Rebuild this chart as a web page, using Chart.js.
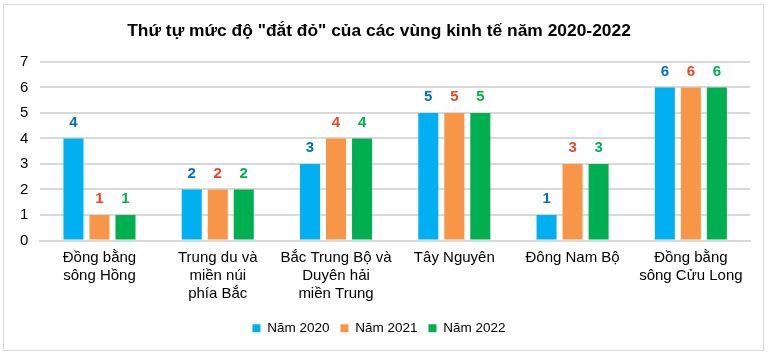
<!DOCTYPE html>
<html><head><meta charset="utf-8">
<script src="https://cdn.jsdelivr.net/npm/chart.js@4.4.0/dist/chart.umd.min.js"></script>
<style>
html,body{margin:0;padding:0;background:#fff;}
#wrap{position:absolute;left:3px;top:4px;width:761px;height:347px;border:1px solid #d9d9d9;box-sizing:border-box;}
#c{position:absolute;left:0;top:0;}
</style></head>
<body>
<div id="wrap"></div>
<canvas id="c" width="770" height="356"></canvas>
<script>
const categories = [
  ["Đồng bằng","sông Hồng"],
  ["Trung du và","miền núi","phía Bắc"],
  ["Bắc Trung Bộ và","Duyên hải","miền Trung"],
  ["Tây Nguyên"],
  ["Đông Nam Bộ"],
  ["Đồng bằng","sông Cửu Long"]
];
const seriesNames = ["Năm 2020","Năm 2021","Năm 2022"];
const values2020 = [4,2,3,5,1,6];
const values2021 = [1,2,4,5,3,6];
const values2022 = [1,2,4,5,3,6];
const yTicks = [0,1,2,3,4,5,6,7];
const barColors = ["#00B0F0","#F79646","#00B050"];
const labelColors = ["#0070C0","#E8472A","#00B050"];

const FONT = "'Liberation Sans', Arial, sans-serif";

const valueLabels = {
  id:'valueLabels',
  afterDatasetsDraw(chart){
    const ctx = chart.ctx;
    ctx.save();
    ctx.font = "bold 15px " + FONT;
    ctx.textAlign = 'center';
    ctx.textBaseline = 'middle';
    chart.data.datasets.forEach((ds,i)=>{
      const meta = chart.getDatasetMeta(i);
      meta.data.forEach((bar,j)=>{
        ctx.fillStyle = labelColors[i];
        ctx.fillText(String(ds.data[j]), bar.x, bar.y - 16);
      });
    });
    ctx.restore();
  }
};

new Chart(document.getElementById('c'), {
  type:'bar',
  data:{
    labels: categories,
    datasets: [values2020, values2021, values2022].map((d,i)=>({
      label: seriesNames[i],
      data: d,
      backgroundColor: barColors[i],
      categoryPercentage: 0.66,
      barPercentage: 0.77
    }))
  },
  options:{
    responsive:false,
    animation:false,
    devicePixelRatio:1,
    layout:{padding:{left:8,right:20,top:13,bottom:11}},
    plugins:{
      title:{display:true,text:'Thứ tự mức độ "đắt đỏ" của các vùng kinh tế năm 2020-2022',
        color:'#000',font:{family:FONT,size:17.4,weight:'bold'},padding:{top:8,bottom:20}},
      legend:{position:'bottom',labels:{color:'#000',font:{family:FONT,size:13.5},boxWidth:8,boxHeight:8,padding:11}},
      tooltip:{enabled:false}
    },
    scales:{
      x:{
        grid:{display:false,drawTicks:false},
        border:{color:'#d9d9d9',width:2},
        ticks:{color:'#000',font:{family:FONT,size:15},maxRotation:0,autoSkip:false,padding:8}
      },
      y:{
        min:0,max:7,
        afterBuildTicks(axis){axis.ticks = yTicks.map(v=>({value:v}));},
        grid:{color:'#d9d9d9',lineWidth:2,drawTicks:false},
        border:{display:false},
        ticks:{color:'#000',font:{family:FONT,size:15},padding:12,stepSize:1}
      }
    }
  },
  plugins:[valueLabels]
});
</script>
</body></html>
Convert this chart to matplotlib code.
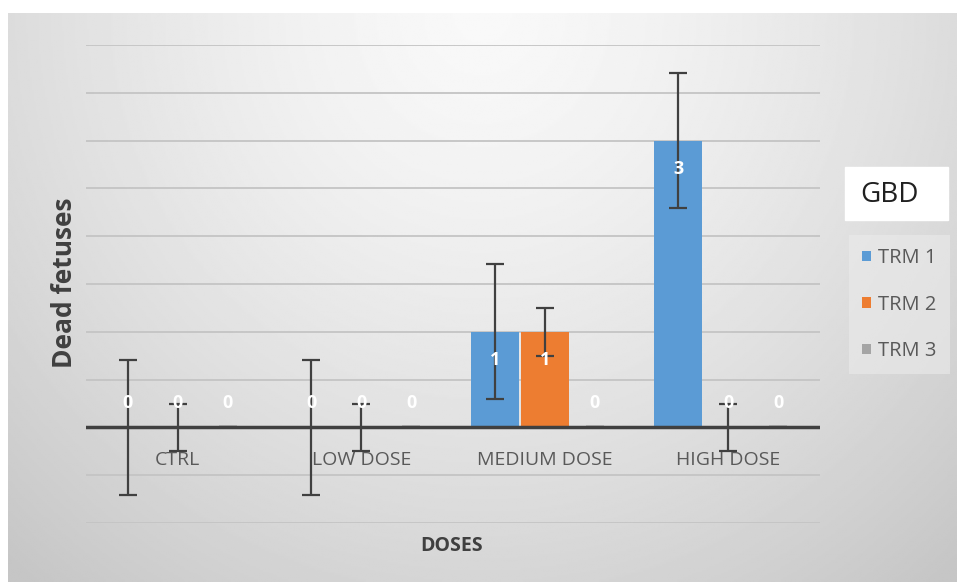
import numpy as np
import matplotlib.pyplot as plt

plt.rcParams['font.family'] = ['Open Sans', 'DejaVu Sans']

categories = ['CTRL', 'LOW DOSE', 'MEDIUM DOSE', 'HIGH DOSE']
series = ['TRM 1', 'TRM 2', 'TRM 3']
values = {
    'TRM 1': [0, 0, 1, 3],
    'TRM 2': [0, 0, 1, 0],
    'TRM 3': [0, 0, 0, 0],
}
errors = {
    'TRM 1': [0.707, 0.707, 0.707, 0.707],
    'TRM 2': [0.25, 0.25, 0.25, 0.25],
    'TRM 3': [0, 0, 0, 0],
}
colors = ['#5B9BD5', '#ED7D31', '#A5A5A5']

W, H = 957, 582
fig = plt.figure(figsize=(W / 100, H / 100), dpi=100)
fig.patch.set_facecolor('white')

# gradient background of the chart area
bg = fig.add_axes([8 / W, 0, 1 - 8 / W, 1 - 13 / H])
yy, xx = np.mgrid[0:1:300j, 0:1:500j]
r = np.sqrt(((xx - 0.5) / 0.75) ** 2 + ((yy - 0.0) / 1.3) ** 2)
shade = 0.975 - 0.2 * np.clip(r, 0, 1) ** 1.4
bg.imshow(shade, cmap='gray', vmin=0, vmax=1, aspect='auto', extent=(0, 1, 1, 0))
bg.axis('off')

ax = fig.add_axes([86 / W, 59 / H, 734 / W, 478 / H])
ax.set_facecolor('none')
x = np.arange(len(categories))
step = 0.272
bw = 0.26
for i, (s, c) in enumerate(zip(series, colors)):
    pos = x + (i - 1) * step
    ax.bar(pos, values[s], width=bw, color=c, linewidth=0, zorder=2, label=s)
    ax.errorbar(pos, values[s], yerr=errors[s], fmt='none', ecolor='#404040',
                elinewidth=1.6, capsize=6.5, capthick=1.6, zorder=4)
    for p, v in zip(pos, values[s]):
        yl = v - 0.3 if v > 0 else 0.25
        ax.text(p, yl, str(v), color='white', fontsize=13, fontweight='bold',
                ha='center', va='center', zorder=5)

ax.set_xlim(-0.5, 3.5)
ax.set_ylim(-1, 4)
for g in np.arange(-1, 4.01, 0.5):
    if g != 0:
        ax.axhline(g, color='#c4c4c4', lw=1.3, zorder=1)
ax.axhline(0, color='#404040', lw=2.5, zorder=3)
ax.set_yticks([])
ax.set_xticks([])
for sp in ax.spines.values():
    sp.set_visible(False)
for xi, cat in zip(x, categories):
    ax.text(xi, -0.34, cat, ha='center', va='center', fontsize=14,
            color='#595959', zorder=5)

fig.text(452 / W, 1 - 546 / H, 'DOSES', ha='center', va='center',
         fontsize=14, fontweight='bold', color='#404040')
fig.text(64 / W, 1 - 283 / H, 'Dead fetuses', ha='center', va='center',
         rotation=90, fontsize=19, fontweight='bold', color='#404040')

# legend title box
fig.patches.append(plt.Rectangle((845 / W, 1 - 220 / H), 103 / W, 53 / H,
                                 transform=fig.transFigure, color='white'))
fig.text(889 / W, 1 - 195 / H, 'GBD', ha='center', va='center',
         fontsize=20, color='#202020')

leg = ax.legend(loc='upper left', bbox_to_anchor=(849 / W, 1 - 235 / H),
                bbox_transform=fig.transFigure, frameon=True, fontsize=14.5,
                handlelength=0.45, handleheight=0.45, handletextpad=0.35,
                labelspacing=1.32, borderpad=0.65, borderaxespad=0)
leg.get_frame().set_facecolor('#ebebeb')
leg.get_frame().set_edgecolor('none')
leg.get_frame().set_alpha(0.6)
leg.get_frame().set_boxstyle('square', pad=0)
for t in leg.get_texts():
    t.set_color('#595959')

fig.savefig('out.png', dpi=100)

====

EXERCISE TASK> Ascertain the number of lines in the entries that include the word "this", and report only that number.

CORRECT RESULT> 2